I asked her to tell me about her son. “He’s a smart boy, really smart. He can add stuff in his head faster than I can write it out on paper.  And oh, he can sing – he has such a good voice.  I think he could be a singer if he tried. But he gets bored easy.  That’s why he gets into trouble at school.”

We met for coffee so she could talk through some difficult things she was facing, largely brought about by this boy.  But before I asked about her son, she told me about herself. She told me that she didn’t believe God could ever love her. She had done things that she was ashamed of.  She was pretty wild in her youth, disrespectful to her parents, and teachers.  She got drunk the night of the prom, slept with her boyfriend, and became pregnant.  She and the baby’s father tried to make it right by getting married, but now – 17 years later – she was three failed marriages down and living with a man she met at a bar.  She had started coming to our church a few months ago in a last-ditch effort to straighten her son out.  That is until the deacons told her the boy was not welcome after he played too rough with some of the younger students and somebody got hurt.  The very next day the police were at her house with a report about her boy and the neighbor’s little girl and the latest nightmare unfolded. Yet, as much as her son’s actions weighed on her, I could tell something else was even heavier on her heart.

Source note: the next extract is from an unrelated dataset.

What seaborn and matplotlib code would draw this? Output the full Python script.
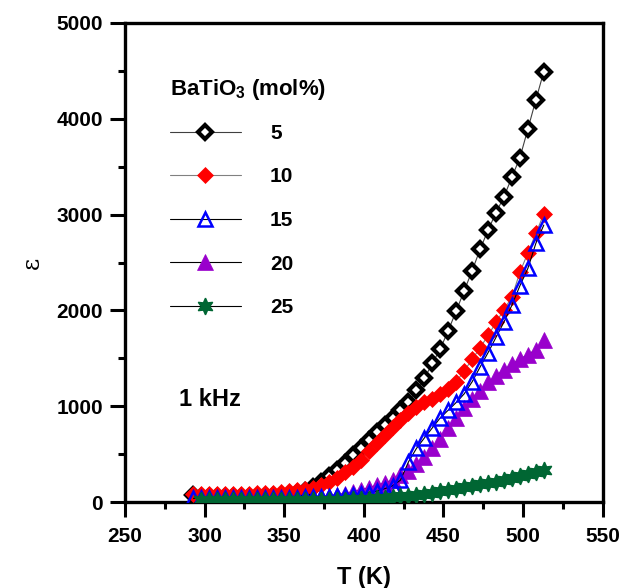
import numpy as np
import pandas as pd
import matplotlib
matplotlib.use("Agg")
import matplotlib.pyplot as plt
import seaborn as sns

sns.set_style("white")
plt.rcParams['font.family'] = ['Liberation Sans', 'DejaVu Sans']
plt.rcParams['mathtext.fontset'] = 'custom'
plt.rcParams['mathtext.rm'] = 'Liberation Sans:bold'
plt.rcParams['mathtext.bf'] = 'Liberation Sans:bold'
for key in ['text.color', 'axes.labelcolor', 'xtick.color', 'ytick.color']:
    plt.rcParams[key] = 'black'

# temperature grid (K)
temp = [293, 298, 303, 308, 313, 318, 323, 328, 333, 338, 343, 348, 353, 358, 363,
        368, 373, 378, 383, 388, 393, 398, 403, 408, 413, 418, 423, 428, 433, 438,
        443, 448, 453, 458, 463, 468, 473, 478, 483, 488, 493, 498, 503, 508, 513]

eps_5 = [70, 55, 50, 50, 50, 50, 52, 53, 55, 58, 62, 68, 78, 95, 120,
         160, 210, 270, 340, 410, 490, 570, 650, 730, 800, 880, 960, 1047, 1169, 1291,
         1448, 1600, 1790, 1995, 2205, 2415, 2638, 2839, 3020, 3187, 3392, 3594, 3893, 4196, 4492]

eps_10 = [80, 80, 80, 80, 82, 84, 86, 88, 92, 96, 100, 108, 115, 125, 135,
          150, 180, 210, 250, 310, 370, 445, 530, 613, 700, 785, 860, 925, 995, 1040,
          1080, 1130, 1180, 1256, 1370, 1490, 1610, 1740, 1875, 2010, 2140, 2400, 2600, 2805, 3006]

eps_15 = [40, 40, 45, 45, 45, 45, 45, 45, 45, 45, 45, 45, 45, 48, 50,
          52, 55, 58, 62, 68, 75, 85, 100, 115, 140, 170, 230, 420, 560, 670,
          775, 880, 960, 1040, 1130, 1256, 1410, 1560, 1720, 1880, 2056, 2258, 2439, 2700, 2891]

# 20 and 25 mol% start at 298 K
eps_20 = [30, 30, 30, 30, 30, 30, 32, 32, 33, 35, 37, 40, 45, 50,
          55, 60, 68, 78, 90, 110, 130, 150, 175, 200, 230, 280, 330, 395,
          475, 560, 660, 770, 880, 980, 1080, 1160, 1250, 1320, 1380, 1440, 1490, 1540, 1590, 1690]

eps_25 = [20, 20, 20, 20, 20, 20, 20, 20, 20, 20, 20, 20, 20, 20,
          21, 21, 22, 24, 26, 28, 32, 36, 40, 45, 52, 60, 68, 78,
          88, 100, 112, 125, 140, 155, 170, 185, 200, 215, 235, 255, 275, 295, 315, 334]

fig = plt.figure(figsize=(6.22, 5.88), dpi=100)
ax = fig.add_axes([0.201, 0.146, 0.768, 0.815])

# (label, T, eps, marker, face, edge, size, edge width, line colour, zorder)
series = [
    ("5", temp, eps_5, "D", "white", "black", 7, 3.0, "#404040", 2),
    ("10", temp, eps_10, "D", "red", "red", 8, 0.5, "#808080", 3),
    ("15", temp, eps_15, "^", "none", "blue", 9.5, 1.8, "black", 5),
    ("20", temp[1:], eps_20, "^", "#9900cc", "#9900cc", 11, 0.5, "black", 4),
    ("25", temp[1:], eps_25, (6, 1, 0), "#006633", "#006633", 12, 1.0, "black", 6),
]

for lab, t, e, mk, fc, ec, ms, mew, lc, z in series:
    sns.lineplot(x=t, y=e, ax=ax, color=lc, linewidth=0.8, marker=mk,
                 markerfacecolor=fc, markeredgecolor=ec, markersize=ms,
                 markeredgewidth=mew, zorder=z, label=lab)

ax.set_xlim(250, 550)
ax.set_ylim(0, 5000)
ax.set_xticks(np.arange(250, 551, 50))
ax.set_xticks(np.arange(275, 550, 50), minor=True)
ax.set_yticks(np.arange(0, 5001, 1000))
ax.set_yticks(np.arange(500, 5000, 1000), minor=True)
ax.tick_params(axis='both', which='major', direction='out', length=11, width=2.2,
               labelsize=15, bottom=True, left=True)
ax.tick_params(axis='x', which='major', pad=7)
ax.tick_params(axis='y', which='major', pad=5)
ax.tick_params(axis='both', which='minor', direction='out', length=5, width=2.2,
               bottom=True, left=True)
for lbl in ax.get_xticklabels() + ax.get_yticklabels():
    lbl.set_fontweight('bold')
for sp in ax.spines.values():
    sp.set_linewidth(2.4)
    sp.set_color('black')

ax.set_xlabel("T (K)", fontsize=17, fontweight='bold', labelpad=14)
ax.set_ylabel("ε", fontsize=17, family='DejaVu Serif', labelpad=9)

leg = ax.legend(loc='upper left', bbox_to_anchor=(0.094, 0.888), frameon=False,
                prop={'weight': 'bold', 'size': 15},
                title="BaTiO$_3$ (mol%)", title_fontproperties={'weight': 'bold', 'size': 16},
                handlelength=3.4, handletextpad=1.4, labelspacing=1.18, borderpad=0,
                borderaxespad=0)
leg._legend_box.align = "left"
leg._legend_box.sep = 16

ax.text(0.113, 0.2, "1 kHz", transform=ax.transAxes, fontsize=17, fontweight='bold')

fig.savefig("out.png", dpi=100)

“How could God love me?  I’ve made a mess of my life and I’ve even screwed up my kid.”

“So you probably don’t love your son anymore after all the trouble he’s caused you.”

“What? Of course I still love my son! That’s crazy!  Why would I stop loving him just because he’s made some mistakes?”

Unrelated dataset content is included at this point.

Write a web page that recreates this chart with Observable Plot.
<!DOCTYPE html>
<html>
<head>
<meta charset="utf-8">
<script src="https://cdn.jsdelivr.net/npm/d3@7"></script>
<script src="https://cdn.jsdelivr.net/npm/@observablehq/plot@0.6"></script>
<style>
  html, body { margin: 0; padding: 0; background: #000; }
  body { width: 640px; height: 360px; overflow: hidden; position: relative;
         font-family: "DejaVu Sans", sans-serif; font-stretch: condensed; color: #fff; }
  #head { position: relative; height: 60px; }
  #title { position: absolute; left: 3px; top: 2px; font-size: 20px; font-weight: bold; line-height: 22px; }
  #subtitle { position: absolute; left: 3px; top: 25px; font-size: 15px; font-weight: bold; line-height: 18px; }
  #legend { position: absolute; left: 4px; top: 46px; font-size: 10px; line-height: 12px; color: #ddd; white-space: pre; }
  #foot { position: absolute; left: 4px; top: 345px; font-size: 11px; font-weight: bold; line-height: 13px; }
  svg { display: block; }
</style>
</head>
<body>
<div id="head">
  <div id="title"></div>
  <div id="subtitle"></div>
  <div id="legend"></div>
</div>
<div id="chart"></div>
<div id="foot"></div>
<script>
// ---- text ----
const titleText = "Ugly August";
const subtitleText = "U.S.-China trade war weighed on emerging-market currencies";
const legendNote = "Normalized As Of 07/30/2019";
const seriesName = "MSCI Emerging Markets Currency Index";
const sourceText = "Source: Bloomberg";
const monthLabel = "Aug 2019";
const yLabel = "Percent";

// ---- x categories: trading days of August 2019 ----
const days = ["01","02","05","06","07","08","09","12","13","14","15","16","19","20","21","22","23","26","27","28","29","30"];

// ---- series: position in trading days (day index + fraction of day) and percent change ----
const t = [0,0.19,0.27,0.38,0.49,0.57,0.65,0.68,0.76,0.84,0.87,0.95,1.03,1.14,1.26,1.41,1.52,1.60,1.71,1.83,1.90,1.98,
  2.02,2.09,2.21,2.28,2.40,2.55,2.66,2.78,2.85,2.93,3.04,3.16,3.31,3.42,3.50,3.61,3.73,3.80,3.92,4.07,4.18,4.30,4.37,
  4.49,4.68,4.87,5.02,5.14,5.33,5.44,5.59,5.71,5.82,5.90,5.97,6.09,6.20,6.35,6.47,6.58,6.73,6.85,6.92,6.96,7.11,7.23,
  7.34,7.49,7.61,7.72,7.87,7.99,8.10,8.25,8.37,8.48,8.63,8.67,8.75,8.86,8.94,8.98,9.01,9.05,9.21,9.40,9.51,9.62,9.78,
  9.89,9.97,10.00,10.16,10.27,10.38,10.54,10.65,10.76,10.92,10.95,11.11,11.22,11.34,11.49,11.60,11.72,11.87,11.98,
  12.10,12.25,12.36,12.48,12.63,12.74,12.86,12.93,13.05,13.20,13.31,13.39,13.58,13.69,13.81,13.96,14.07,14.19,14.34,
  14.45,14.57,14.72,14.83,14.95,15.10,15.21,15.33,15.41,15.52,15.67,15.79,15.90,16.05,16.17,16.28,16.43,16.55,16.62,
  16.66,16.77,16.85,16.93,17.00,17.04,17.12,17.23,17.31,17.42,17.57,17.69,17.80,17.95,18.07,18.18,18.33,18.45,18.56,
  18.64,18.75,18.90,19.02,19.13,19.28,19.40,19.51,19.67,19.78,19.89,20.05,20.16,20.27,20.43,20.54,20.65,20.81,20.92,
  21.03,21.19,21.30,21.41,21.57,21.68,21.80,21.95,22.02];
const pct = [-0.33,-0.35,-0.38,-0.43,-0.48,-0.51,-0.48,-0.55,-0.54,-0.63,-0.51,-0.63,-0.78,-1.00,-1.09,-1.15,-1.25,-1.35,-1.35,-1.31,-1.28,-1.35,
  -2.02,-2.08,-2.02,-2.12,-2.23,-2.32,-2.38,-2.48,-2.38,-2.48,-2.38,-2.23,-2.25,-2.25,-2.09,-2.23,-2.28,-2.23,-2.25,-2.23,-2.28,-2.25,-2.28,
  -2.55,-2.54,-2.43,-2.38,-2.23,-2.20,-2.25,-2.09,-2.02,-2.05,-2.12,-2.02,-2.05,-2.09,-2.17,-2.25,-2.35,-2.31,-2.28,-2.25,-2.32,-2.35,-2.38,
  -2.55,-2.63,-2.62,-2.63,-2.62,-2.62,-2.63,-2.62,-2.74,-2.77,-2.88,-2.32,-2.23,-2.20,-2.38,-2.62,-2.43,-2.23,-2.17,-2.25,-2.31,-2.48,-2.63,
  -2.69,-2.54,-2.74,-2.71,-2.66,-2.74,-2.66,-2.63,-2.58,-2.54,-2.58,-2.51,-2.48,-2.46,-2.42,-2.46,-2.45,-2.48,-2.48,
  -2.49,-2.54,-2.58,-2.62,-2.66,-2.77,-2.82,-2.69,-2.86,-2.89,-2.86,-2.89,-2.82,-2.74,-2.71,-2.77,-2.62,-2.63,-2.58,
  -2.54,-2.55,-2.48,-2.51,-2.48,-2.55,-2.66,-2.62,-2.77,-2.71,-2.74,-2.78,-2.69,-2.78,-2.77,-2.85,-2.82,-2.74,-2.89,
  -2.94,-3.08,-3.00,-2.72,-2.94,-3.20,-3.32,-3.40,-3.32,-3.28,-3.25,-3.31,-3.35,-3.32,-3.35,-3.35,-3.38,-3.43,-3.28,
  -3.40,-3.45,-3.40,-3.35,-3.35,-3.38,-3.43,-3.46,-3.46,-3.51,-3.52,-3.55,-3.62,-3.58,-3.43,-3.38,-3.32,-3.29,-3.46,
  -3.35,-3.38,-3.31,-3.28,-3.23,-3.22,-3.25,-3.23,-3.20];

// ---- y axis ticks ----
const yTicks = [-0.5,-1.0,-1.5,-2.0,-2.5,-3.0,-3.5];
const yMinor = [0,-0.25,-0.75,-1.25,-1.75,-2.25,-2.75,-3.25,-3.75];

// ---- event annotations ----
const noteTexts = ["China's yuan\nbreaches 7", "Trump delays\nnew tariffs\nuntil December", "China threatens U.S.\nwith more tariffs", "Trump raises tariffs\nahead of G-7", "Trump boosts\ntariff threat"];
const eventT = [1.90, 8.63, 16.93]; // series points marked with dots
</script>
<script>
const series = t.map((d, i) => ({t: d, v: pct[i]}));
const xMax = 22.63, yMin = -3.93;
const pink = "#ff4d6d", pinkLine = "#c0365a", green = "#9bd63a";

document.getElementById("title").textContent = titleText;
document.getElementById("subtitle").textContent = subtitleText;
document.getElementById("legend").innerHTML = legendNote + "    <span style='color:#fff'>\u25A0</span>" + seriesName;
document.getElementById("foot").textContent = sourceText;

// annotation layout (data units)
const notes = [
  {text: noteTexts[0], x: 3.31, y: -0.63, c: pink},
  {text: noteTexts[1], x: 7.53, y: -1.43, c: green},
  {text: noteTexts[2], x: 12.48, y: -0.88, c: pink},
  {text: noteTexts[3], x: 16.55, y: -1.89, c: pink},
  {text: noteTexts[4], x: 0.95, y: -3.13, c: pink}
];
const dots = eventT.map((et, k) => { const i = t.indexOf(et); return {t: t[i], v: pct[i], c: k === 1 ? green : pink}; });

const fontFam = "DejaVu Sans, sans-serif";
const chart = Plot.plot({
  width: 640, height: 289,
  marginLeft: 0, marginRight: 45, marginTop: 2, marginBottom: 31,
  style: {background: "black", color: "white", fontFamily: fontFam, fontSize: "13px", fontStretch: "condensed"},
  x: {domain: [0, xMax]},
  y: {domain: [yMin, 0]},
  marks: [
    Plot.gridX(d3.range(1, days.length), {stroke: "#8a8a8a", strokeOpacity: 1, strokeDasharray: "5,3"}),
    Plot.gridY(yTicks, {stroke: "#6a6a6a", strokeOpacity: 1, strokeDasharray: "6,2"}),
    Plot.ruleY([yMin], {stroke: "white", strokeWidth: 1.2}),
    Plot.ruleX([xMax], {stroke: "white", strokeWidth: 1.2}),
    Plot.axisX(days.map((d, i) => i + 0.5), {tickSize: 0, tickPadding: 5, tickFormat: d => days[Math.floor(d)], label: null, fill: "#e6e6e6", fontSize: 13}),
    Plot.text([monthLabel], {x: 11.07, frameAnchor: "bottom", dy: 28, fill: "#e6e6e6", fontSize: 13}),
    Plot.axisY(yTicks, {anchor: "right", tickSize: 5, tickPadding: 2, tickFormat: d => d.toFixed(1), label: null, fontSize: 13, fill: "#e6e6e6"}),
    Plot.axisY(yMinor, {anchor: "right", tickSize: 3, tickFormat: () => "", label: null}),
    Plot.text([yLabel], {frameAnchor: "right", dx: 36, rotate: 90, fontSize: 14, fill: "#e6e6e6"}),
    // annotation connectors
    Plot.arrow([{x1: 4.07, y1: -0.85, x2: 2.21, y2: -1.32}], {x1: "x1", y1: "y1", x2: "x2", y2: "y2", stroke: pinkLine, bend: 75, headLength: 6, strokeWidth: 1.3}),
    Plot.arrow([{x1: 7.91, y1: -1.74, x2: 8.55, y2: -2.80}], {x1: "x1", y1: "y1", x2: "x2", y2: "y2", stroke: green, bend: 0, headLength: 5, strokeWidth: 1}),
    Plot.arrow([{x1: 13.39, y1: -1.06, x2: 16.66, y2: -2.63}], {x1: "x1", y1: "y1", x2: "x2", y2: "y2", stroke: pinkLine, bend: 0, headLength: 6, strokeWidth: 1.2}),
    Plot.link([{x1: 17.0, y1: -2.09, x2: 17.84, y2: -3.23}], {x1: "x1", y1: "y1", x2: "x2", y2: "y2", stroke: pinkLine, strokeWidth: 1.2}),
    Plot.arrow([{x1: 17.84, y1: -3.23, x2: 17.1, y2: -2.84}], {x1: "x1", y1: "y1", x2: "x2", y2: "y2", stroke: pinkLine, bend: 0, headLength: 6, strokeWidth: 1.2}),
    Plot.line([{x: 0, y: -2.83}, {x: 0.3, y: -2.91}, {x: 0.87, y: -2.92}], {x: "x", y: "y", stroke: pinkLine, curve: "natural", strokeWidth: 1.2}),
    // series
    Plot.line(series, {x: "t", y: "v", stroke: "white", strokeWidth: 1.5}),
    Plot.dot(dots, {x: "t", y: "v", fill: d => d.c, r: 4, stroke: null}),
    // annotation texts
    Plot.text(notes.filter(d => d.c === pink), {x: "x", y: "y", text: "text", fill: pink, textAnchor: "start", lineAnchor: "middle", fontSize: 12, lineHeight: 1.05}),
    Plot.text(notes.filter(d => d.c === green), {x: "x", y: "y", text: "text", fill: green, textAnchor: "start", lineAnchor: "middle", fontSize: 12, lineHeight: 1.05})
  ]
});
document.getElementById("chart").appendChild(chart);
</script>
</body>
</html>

“I just thought – since you believe God quit loving you because you messed up, you must have quit loving your son too.”

She looked at me as if an entire block of lights had gone off in her head. The weight of so much guilt and fear disappeared from her eyes while tears dripped off her chin and onto her sweater.

Beloved, I don’t know what you’re carrying around today. I don’t know your past. I don’t even know your present. But there is one thing I know beyond a shadow of a doubt.  If Christmas is about anything at all, it is about God pouring out His unfailing love on messed up people.